The problem wasn't so much that a substantial part of the perimeter was thus left unblocked, and delegates were able to zip right in to the meetings. In the long view, these kind of tactical blunders rarely have anything like the importance they seem to have in the moment. The real damage in keeping a matter of such weight on the down low was to our democratic process: No one outside a small circle had input into the decision not to defend the whole perimeter.

There's a larger lesson here, about both tactics and transparency. Actions like the abortive Kennedy Center lockdown require high levels of secrecy; large movements, if they're to be truly democratic, require high levels of openness. The two simply can't be merged, meaning secret actions must be autonomous ones.

In any case, covertly organized actions -- from lockdowns to banner drops -- are the most useful when movements are small, for they allow a small number of people to leverage their power. We're in a different phase now, with increasing numbers of people becoming inspired to take action. In both Seattle and D.C., it was crowds of people, simply linking arms, who mainly held the blockades. Bicycle locks and other gear played a relatively small role. (Of course, several hundred lockboxes were confiscated in D.C. during raids by the police, based on eerily accurate intelligence about where they were being constructed and stored.)

But it's crucial to note, as anti-corporate and anti-capitalist activism continues to grow, that what we now have is a massive movement, but not a mass movement. Instead of ungainly organizations composed of undifferentiated individuals, the Seattle and D.C. mobilizations were created through coordination among many small, closeknit groups.

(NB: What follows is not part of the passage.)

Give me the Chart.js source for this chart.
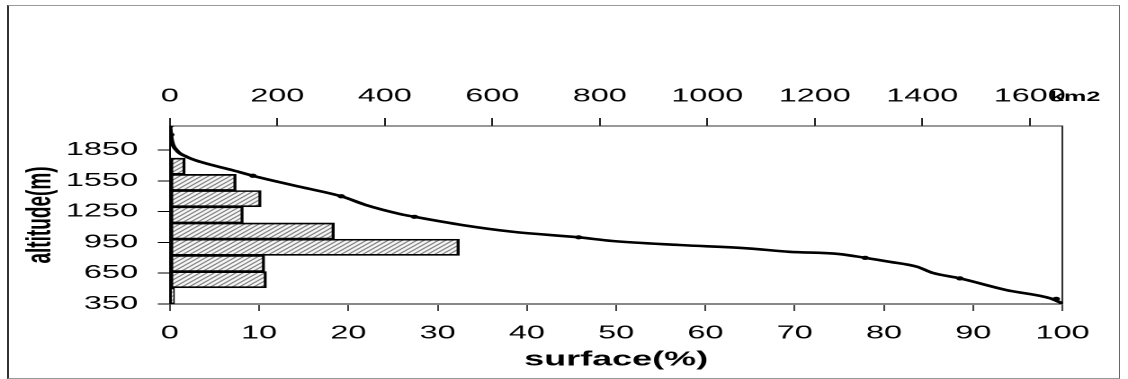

It comes back to peeps -- not in the sugar-shock sense, but in the hip-hop sense, of the folks you feel most comfortable around. Perhaps the most enduring contribution of identity politics to radical activism is its insight that diverse coalitions work best when members are strongly rooted in their own communities and collectives. And in the wake of the affinity-group-based actions in D.C., the peeps just keep getting louder.